WHAT YOU SHOULD DO: In this exercise, the entries below include pictures. Repeat exactly the lines from the line with "Give me the matplotlib source for this chart." to the line with "from matplotlib.patches import Rectangle", including both, but without the pictures.

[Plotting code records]
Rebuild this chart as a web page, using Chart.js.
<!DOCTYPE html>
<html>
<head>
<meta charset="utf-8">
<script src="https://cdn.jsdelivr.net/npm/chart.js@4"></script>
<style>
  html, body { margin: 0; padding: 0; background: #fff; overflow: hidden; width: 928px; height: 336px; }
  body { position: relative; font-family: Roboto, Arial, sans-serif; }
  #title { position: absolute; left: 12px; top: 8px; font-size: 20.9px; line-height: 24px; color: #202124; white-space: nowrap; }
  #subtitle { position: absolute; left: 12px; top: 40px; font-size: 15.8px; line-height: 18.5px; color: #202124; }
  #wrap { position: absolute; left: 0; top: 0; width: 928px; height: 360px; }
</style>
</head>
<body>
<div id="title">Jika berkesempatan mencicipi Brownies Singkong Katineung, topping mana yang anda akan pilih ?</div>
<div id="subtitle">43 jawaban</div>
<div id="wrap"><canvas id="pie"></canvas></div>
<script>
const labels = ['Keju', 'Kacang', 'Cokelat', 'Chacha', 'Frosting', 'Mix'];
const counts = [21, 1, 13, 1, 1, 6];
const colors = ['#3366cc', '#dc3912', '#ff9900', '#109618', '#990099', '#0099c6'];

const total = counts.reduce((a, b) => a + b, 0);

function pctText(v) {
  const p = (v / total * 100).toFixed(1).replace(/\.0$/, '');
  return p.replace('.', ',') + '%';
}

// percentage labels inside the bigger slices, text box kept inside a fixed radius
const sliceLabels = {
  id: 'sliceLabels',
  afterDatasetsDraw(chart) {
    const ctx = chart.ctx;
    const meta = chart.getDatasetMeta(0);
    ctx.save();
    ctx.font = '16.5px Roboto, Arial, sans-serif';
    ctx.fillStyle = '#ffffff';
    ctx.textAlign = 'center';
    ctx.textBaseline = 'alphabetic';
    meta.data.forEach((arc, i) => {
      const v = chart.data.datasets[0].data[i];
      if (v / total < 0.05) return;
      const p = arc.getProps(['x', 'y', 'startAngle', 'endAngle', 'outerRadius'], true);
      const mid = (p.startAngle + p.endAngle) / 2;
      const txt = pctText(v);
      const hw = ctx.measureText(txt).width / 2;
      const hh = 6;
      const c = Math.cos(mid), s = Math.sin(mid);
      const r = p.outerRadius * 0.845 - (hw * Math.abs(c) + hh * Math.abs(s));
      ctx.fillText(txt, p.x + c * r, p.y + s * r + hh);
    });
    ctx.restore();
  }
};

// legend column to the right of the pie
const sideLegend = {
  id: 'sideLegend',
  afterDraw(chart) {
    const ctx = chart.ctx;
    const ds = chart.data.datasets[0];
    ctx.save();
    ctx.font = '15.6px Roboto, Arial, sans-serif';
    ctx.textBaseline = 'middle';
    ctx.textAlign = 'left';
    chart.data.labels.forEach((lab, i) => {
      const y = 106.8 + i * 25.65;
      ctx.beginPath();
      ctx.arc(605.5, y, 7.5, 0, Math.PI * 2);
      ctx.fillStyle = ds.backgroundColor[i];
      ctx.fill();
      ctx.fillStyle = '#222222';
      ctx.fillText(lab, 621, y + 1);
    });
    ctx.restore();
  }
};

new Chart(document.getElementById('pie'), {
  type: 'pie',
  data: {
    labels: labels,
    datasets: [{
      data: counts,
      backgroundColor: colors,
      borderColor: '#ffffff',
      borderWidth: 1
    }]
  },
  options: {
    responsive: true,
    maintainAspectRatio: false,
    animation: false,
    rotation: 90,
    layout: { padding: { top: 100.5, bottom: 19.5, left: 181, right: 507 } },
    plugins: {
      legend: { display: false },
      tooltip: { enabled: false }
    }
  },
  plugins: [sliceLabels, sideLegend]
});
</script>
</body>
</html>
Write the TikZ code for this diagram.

* * *

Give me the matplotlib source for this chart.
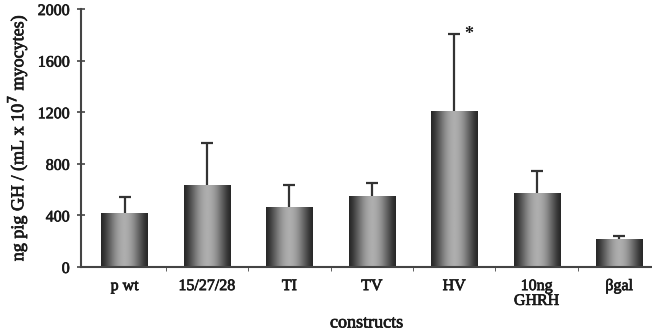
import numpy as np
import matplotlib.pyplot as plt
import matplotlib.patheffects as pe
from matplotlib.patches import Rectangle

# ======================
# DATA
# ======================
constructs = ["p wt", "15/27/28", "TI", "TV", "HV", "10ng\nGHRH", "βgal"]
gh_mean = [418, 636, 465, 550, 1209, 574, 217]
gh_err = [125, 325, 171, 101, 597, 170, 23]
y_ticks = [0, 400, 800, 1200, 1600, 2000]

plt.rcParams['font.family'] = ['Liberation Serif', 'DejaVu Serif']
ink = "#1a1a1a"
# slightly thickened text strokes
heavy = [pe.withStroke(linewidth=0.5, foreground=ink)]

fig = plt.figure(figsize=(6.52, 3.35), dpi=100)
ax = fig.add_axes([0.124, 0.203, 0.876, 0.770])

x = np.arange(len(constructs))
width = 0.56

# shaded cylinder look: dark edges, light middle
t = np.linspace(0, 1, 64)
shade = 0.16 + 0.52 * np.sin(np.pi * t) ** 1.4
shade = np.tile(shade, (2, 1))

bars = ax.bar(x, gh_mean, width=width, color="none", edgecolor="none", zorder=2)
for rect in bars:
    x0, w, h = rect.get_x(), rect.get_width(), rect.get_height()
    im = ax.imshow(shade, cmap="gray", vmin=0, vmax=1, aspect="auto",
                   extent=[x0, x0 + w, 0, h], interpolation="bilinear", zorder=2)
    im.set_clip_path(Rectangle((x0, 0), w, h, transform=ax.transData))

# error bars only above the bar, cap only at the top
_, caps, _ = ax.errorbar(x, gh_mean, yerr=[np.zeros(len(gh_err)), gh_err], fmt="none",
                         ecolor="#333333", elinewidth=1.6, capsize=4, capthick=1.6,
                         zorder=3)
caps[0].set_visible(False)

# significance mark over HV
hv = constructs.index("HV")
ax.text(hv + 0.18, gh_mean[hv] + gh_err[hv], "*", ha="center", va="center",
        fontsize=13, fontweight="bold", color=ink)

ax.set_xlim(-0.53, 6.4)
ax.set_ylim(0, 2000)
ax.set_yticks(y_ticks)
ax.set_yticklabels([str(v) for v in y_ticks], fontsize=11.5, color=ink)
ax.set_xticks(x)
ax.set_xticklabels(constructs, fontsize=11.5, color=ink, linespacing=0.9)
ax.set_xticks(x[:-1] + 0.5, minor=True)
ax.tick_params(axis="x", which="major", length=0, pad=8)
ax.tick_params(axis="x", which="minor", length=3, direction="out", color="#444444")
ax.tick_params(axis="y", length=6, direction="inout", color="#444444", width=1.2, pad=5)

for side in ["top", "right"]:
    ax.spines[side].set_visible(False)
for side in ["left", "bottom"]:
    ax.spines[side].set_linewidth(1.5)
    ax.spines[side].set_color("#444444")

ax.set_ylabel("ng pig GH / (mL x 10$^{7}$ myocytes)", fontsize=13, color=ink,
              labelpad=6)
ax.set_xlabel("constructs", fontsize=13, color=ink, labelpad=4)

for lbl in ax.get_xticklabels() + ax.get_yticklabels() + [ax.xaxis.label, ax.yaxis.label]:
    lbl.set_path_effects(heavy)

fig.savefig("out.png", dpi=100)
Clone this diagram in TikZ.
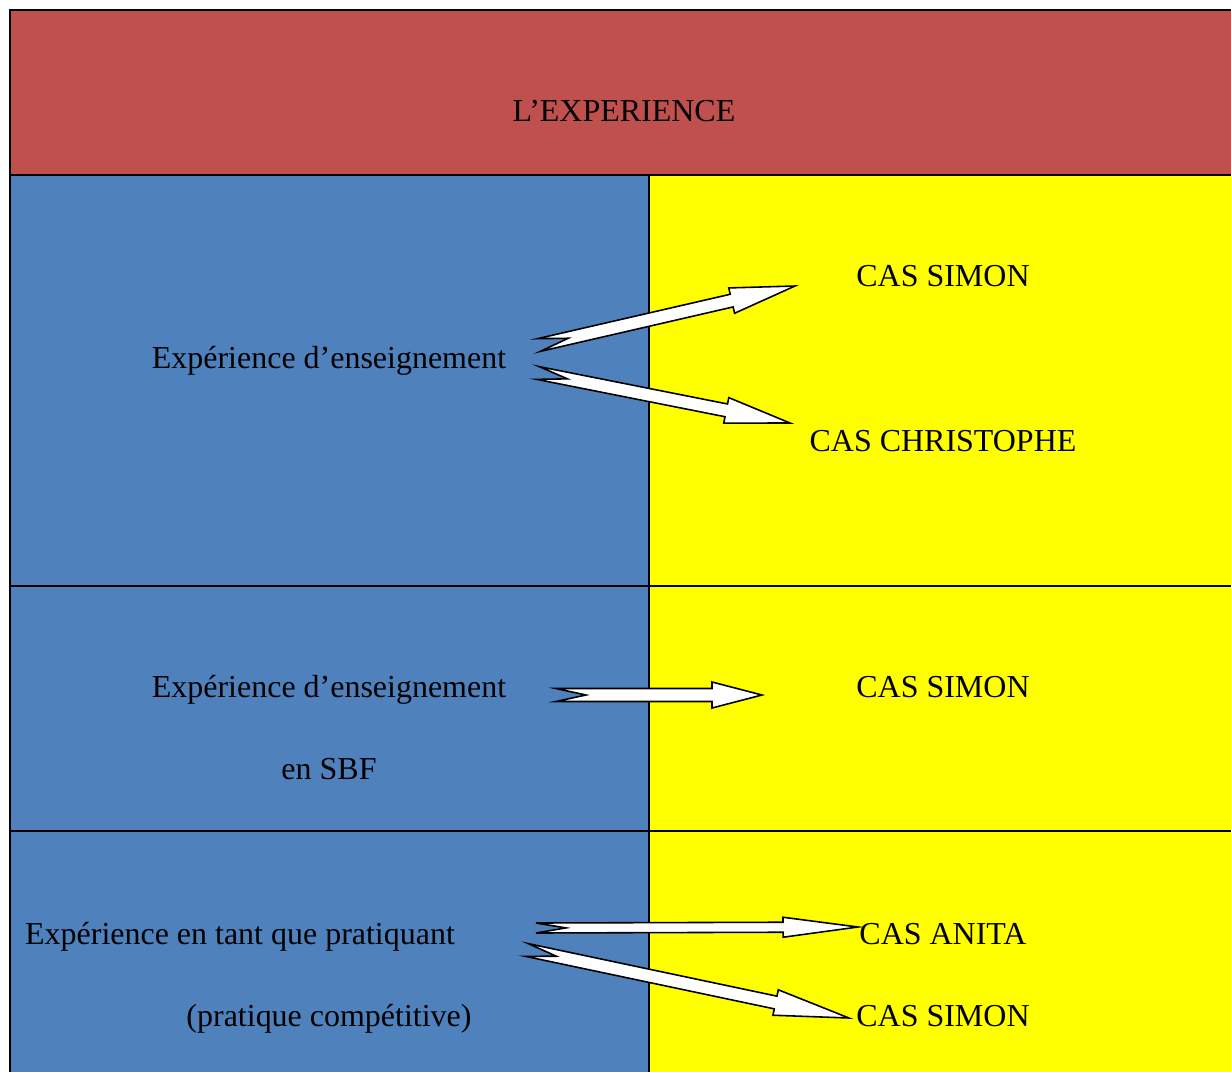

==

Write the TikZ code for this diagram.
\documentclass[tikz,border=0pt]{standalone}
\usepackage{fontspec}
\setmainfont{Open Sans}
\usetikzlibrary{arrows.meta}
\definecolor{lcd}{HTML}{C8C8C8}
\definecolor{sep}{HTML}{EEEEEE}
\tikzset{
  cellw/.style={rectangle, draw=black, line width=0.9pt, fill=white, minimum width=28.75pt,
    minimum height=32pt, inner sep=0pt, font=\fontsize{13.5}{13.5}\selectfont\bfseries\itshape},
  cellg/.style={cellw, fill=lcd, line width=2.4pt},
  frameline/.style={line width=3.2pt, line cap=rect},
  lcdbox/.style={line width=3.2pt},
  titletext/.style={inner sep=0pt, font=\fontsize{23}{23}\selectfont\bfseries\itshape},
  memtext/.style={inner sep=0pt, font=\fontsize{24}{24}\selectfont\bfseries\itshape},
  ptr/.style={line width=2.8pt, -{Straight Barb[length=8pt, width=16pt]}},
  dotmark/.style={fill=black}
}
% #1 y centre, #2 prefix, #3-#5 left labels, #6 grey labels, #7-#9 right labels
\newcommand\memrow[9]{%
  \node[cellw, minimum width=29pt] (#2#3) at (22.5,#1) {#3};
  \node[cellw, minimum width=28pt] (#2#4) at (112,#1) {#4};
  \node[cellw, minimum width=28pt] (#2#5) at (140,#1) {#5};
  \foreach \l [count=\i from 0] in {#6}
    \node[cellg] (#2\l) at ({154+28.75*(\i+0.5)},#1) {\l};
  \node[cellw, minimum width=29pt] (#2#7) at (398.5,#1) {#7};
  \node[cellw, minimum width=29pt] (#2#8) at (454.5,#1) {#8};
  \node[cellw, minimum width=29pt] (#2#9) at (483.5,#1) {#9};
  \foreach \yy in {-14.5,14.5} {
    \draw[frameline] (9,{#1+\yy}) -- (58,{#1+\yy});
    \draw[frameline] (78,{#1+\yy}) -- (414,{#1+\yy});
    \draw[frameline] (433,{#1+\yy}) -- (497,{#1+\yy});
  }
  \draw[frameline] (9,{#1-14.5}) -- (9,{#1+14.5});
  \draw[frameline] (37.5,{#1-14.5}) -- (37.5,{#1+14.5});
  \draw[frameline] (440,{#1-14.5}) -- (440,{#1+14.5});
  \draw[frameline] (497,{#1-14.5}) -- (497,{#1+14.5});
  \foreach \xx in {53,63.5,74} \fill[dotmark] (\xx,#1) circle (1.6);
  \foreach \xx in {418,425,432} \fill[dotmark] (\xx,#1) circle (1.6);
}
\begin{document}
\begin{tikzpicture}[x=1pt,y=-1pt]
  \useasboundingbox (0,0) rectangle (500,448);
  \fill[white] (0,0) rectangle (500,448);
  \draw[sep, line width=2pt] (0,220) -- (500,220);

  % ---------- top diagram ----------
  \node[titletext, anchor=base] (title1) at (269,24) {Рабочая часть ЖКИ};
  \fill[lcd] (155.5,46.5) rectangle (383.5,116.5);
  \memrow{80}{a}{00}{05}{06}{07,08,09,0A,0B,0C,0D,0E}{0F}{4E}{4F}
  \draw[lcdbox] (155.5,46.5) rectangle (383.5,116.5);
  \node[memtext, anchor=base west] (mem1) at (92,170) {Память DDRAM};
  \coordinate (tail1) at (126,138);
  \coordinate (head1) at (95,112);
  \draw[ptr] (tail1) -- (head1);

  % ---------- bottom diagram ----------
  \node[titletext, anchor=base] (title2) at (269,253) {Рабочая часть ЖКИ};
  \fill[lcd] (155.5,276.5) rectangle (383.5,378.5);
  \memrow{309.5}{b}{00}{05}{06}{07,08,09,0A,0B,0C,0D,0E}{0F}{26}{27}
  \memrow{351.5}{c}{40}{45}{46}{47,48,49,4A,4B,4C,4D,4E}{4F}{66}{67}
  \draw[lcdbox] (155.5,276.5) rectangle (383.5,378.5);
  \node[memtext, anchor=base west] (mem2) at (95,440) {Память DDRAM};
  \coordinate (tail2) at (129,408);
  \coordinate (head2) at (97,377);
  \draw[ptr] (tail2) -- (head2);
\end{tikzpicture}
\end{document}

CORRECT OUTPUT:
Give me the matplotlib source for this chart.
import numpy as np
import matplotlib.pyplot as plt
import matplotlib.patheffects as pe
from matplotlib.patches import Rectangle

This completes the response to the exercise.